Avec l'élimination de Ben Laden et l'intensification des attaques de drones au Pakistan, Al-Qaïda est affaiblie, mais l'organisation a des ressources et peut compter sur ses groupes affiliés et des volontaires isolés et motivés, estiment des analystes.

Même si le président Barack Obama s'est félicité, la semaine dernière, d'avoir «mis Al-Qaïda sur le chemin de la défaite», il est «prématuré de prononcer l'oraison funèbre d'Al-Qaïda», assure à l'AFP Magnus Ranstorp.

Pour le directeur de recherche du Centre d'études sur les menaces asymétriques du Collège suédois de défense, spécialiste du réseau terroriste, «il y a eu sans doute des succès importants, mais il est trop tôt pour annoncer la fin d'Al-Qaïda».

Quasi anéanti en 2002, après l'opération américaine en Afghanistan qui a chassé leurs protecteurs talibans du pouvoir, le mouvement jihadiste a montré qu'il savait renaître de ses cendres, trouver de nouveaux sanctuaires, motiver des volontaires, diversifier ses sources de financement et remplacer ses cadres au fur et à mesure qu'ils sont arrêtés ou tués.

Co fondateur d'Al-Qaïda, l'Égyptien Ayman Al Zawahiri a été désigné pour succéder à Ben Laden: il ne s'est pas encore exprimé et doit prendre des mesures de sécurité extraordinaires pour rester en vie, mais il a depuis des décennies démontré de grands talents d'organisateur et de stratège, soulignent de nombreux experts.

Et si «Al-Qaïda Central» est, depuis des semaines, manifestement sur la défensive, l'organisation peut compter sur ses groupes affiliés pour poursuivre la lutte, et par endroits l'amplifier.

Pour Jenna Jordan, du «Project on security and terrorism» de l'université de Chicago, «la mort de Ben Laden pourra déstabiliser temporairement le coeur d'Al-Qaïda au Pakistan, mais sa structure décentralisée lui permettra de faire preuve de résilience face à une déstabilisation à long terme».

Et pour Gilles Andréani, professeur à Paris II et ancien directeur du Centre d'analyse du ministère français des Affaires étrangères, «même affaiblie et avec une capacité opérationnelle réduite, ce qui reste d'Al-Qaïda peut jouer un rôle fédérateur de groupes épars dangereux».
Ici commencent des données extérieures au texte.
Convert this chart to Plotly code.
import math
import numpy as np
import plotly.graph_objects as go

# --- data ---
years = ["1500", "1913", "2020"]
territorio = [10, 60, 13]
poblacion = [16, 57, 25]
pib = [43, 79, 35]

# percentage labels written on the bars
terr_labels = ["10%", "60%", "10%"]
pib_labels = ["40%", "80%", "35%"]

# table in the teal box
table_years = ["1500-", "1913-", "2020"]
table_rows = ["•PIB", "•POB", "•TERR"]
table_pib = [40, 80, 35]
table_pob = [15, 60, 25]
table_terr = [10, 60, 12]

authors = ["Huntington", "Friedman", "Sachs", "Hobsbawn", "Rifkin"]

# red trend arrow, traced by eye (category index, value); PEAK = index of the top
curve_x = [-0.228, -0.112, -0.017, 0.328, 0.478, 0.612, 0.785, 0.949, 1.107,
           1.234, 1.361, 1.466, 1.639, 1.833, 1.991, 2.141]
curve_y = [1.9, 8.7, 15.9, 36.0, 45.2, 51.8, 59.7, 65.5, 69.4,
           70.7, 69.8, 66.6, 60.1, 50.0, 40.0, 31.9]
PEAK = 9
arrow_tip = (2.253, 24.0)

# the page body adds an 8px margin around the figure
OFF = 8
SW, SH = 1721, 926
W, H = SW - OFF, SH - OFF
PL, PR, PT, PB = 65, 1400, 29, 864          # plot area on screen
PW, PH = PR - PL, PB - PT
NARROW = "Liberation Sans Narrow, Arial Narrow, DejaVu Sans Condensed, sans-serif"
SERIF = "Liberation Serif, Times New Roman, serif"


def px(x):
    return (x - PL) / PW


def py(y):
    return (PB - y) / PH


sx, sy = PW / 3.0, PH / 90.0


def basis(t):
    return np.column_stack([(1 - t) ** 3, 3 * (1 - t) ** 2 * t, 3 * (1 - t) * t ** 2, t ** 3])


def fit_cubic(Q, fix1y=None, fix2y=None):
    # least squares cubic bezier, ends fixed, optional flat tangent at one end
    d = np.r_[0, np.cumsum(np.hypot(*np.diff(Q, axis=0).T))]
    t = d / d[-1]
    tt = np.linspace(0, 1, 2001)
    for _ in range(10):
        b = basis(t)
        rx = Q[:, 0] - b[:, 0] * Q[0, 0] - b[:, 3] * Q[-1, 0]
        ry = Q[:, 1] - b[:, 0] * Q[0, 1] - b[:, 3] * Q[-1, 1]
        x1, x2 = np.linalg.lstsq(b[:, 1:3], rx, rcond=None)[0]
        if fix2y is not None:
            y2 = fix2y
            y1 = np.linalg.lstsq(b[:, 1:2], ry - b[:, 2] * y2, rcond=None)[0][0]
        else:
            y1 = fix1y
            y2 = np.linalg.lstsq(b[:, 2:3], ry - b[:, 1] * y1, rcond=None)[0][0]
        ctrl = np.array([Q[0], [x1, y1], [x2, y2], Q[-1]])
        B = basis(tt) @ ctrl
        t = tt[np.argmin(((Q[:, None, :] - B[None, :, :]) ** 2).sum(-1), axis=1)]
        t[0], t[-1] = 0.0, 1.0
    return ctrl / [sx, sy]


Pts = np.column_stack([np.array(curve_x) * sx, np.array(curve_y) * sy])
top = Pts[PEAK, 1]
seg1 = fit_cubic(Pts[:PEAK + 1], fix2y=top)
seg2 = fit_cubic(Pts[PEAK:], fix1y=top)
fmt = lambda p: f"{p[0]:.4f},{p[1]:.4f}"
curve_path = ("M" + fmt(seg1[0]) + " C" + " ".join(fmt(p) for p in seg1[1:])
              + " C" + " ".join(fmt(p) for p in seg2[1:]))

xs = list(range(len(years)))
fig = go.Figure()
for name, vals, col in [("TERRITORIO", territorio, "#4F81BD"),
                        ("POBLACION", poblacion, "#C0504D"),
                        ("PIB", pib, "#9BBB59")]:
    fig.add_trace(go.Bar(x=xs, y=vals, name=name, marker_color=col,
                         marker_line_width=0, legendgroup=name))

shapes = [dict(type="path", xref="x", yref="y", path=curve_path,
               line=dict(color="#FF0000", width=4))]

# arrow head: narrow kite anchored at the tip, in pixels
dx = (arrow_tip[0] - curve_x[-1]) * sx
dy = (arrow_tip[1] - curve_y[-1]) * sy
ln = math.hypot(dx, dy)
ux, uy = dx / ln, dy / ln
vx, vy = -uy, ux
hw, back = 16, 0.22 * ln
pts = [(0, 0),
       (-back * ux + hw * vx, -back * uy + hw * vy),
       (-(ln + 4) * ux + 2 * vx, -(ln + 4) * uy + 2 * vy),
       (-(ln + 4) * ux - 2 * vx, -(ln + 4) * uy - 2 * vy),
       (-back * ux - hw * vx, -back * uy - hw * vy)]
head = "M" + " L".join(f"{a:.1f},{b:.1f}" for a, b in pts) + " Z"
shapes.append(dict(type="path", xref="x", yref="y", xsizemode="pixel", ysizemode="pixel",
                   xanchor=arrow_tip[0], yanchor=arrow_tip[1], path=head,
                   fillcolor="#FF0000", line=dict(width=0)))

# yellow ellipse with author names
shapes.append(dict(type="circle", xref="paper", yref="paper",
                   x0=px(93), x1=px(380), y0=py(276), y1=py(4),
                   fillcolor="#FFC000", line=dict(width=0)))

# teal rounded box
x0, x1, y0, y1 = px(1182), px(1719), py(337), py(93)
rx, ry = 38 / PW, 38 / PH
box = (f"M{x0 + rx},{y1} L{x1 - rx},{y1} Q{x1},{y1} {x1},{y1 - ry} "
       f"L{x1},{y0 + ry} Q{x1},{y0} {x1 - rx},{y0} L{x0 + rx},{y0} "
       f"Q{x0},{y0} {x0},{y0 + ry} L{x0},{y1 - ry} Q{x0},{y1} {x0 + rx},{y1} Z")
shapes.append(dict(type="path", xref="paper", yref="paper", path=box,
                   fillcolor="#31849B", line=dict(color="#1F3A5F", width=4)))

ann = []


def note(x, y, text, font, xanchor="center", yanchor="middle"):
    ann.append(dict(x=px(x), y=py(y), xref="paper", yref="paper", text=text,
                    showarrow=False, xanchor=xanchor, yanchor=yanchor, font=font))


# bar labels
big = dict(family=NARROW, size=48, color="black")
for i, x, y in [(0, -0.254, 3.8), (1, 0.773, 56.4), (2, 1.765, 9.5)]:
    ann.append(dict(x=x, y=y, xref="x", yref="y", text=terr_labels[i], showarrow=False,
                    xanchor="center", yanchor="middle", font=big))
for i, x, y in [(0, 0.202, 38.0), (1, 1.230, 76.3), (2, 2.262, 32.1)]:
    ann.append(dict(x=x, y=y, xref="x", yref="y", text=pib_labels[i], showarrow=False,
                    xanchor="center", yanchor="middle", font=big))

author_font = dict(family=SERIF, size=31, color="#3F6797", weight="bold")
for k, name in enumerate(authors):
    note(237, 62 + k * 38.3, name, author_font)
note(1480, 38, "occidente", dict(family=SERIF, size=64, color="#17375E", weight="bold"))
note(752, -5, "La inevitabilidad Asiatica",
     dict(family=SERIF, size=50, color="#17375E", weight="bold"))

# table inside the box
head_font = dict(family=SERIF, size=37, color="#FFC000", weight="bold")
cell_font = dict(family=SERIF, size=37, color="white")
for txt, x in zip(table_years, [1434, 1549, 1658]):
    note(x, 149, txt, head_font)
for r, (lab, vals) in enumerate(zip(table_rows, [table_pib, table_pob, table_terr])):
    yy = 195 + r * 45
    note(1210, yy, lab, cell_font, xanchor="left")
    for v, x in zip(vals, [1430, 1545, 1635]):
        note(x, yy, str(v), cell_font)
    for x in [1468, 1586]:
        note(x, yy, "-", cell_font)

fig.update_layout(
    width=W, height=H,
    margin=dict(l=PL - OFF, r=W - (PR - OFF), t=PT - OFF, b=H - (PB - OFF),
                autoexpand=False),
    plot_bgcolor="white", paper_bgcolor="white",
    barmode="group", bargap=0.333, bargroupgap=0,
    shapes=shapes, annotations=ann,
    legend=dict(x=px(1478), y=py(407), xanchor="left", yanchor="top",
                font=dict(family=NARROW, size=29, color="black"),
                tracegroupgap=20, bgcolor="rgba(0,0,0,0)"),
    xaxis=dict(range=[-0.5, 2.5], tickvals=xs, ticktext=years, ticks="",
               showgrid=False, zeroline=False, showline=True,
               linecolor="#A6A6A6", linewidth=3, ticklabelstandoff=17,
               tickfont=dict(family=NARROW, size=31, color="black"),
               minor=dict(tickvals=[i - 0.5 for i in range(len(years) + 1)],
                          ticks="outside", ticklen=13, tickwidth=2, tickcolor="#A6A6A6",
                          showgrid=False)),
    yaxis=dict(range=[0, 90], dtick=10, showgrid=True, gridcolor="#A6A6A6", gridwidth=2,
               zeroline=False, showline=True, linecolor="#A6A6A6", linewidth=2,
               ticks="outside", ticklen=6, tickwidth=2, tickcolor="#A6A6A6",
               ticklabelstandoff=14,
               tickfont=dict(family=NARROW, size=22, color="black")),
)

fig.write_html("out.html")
D'autant que sur d'autres fronts les circonstances jouent actuellement en faveur des réseaux jihadistes: au Yémen, la vague de contestation qui submerge le pays offre de nouveaux espaces aux combattants d'Al-Qaïda dans la Péninsule arabique (Aqpa), qui contrôlent désormais des villes et sans doute des secteurs entiers.
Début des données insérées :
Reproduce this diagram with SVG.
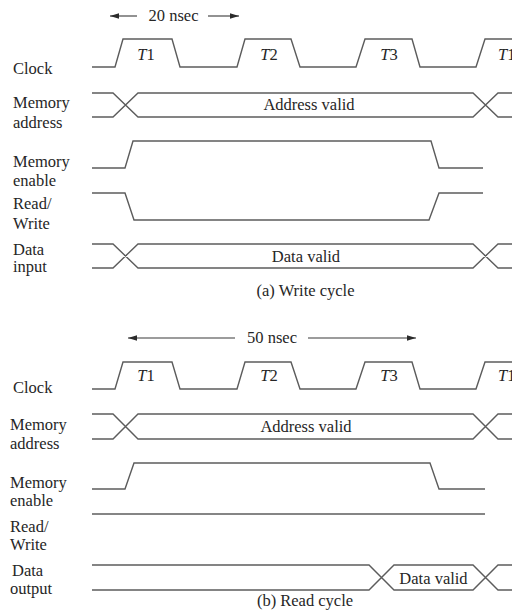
<svg xmlns="http://www.w3.org/2000/svg" width="512" height="616" viewBox="0 0 512 616">
<defs>
<style>
.t{font-family:"Liberation Serif","Times New Roman",serif;font-size:16.5px;fill:#262626}
.m{text-anchor:middle}
.w{fill:none;stroke:#5c5c5c;stroke-width:1.4;stroke-linejoin:miter}
.a{fill:none;stroke:#3a3a3a;stroke-width:1.1}
.i{font-style:italic}
</style>
<marker id="ah" viewBox="0 0 10 6" refX="10" refY="3" markerWidth="9" markerHeight="5.4" markerUnits="userSpaceOnUse" orient="auto-start-reverse">
<path d="M0,0 L10,3 L0,6 z" fill="#2b2b2b"/>
</marker>
</defs>
<rect width="512" height="616" fill="#ffffff"/>

<g id="write-cycle">
<g id="w-clock">
<text class="t" x="13" y="74">Clock</text>
<path class="w" d="M92,67 H115 L123,39 H172 L180,67 H237 L245,39 H291 L300,67 H356 L365,39 H412 L420,67 H476 L485,39 H512"/>
<text class="t m" x="146" y="59.5"><tspan class="i">T</tspan>1</text>
<text class="t m" x="269" y="59.5"><tspan class="i">T</tspan>2</text>
<text class="t m" x="389" y="59.5"><tspan class="i">T</tspan>3</text>
<text class="t" x="498" y="59.5"><tspan class="i">T</tspan>1</text>
</g>
<g id="w-address">
<text class="t" x="13" y="108">Memory</text>
<text class="t" x="13" y="127.5">address</text>
<path class="w" d="M92,93 H113 L138,117 H473 L498,93 H512 M92,117 H113 L138,93 H473 L498,117 H512"/>
<text class="t m" x="309" y="110">Address valid</text>
</g>
<g id="w-enable">
<text class="t" x="13" y="167">Memory</text>
<text class="t" x="13" y="186">enable</text>
<path class="w" d="M92,168 H125 L133,141 H431 L439,168 H483"/>
</g>
<g id="w-rw">
<text class="t" x="13" y="209">Read/</text>
<text class="t" x="13" y="229">Write</text>
<path class="w" d="M92,193 H125 L134,220 H429 L439,193 H483"/>
</g>
<g id="w-data">
<text class="t" x="13" y="254.5">Data</text>
<text class="t" x="13" y="272">input</text>
<path class="w" d="M92,244 H113 L138,268 H473 L498,244 H512 M92,268 H113 L138,244 H473 L498,268 H512"/>
<text class="t m" x="306" y="261.5">Data valid</text>
</g>
<text class="t m" x="305.5" y="295.5">(a) Write cycle</text>
</g>

<g id="read-cycle">
<g id="r-clock">
<text class="t" x="13" y="393">Clock</text>
<path class="w" d="M92,389 H115 L123,362 H172 L180,389 H237 L245,362 H291 L300,389 H356 L365,362 H412 L420,389 H476 L485,362 H512"/>
<text class="t m" x="146" y="381"><tspan class="i">T</tspan>1</text>
<text class="t m" x="269" y="381"><tspan class="i">T</tspan>2</text>
<text class="t m" x="389" y="381"><tspan class="i">T</tspan>3</text>
<text class="t" x="498" y="381"><tspan class="i">T</tspan>1</text>
</g>
<g id="r-address">
<text class="t" x="10" y="430">Memory</text>
<text class="t" x="10" y="449">address</text>
<path class="w" d="M92,414 H113 L138,439 H473 L498,414 H512 M92,439 H113 L138,414 H473 L498,439 H512"/>
<text class="t m" x="306" y="431.5">Address valid</text>
</g>
<g id="r-enable">
<text class="t" x="10" y="488">Memory</text>
<text class="t" x="10" y="506">enable</text>
<path class="w" d="M92,489 H125 L134,463 H430 L439,489 H485"/>
</g>
<g id="r-rw">
<text class="t" x="10" y="531.5">Read/</text>
<text class="t" x="10" y="550">Write</text>
<path class="w" d="M92,514 H485"/>
</g>
<g id="r-data">
<text class="t" x="12" y="575.5">Data</text>
<text class="t" x="10" y="594">output</text>
<path class="w" d="M92,565 H369 L394,590 H473 L498,565 H512 M92,590 H369 L394,565 H473 L498,590 H512"/>
<text class="t m" x="433.5" y="584">Data valid</text>
</g>
<text class="t m" x="305" y="606">(b) Read cycle</text>
</g>

<g id="connectors">
<text class="t m" x="173.5" y="21">20 nsec</text>
<line class="a" x1="137" y1="16" x2="110" y2="16" marker-end="url(#ah)"/>
<line class="a" x1="208" y1="16" x2="239" y2="16" marker-end="url(#ah)"/>
<text class="t m" x="272" y="343">50 nsec</text>
<line class="a" x1="235" y1="338" x2="128" y2="338" marker-end="url(#ah)"/>
<line class="a" x1="308" y1="338" x2="416" y2="338" marker-end="url(#ah)"/>
</g>
</svg>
Au Sahel, les hommes d'Al-Qaïda au Maghreb islamique (Aqmi) sont en train de mettre la main, grâce à leurs contacts avec les réseaux mafieux et de trafics, sur des stocks d'armes de guerre sophistiquées, pillées cet hiver dans les casernes de l'Est de la Libye. Parmi elles, de redoutables missiles portables antiaériens SAM-7, qui donnent des cauchemars aux gestionnaires de tous les aéroports d'Afrique.

«Les autres composantes de cet ennemi terroriste polymorphe vont plutôt bien», commente Magnus Ranstorp. «Au Yémen, la situation empire, ce qui est bon pour Aqpa. Ils s'allient avec la Somalie, ont remporté d'importants succès».

En Occident, le flux de jeunes volontaires, radicalisés via internet, prêts à embrasser le jihad ne se tarit pas. Ils sont des centaines à se rendre dans les zones de conflits, pour combattre ou être formés.

Selon Europol, 179 personnes ont été arrêtées en 2010 dans l'UE lors d'enquêtes liées au terrorisme islamiste, soit 50% de plus que l'année précédente.

En mars à Francfort, un jeune Kosovar de 21 ans, Arid Uka, a illustré le danger, à peu près imparable, que posent ceux que les policiers surnomment les «loups solitaires»: seul, avec une arme de poing, il a tué deux soldats américains en partance pour l'Afghanistan.

Selon le parquet allemand, il venait de visionner sur internet une vidéo de propagande islamiste sur de prétendus viols de musulmanes par des soldats occidentaux.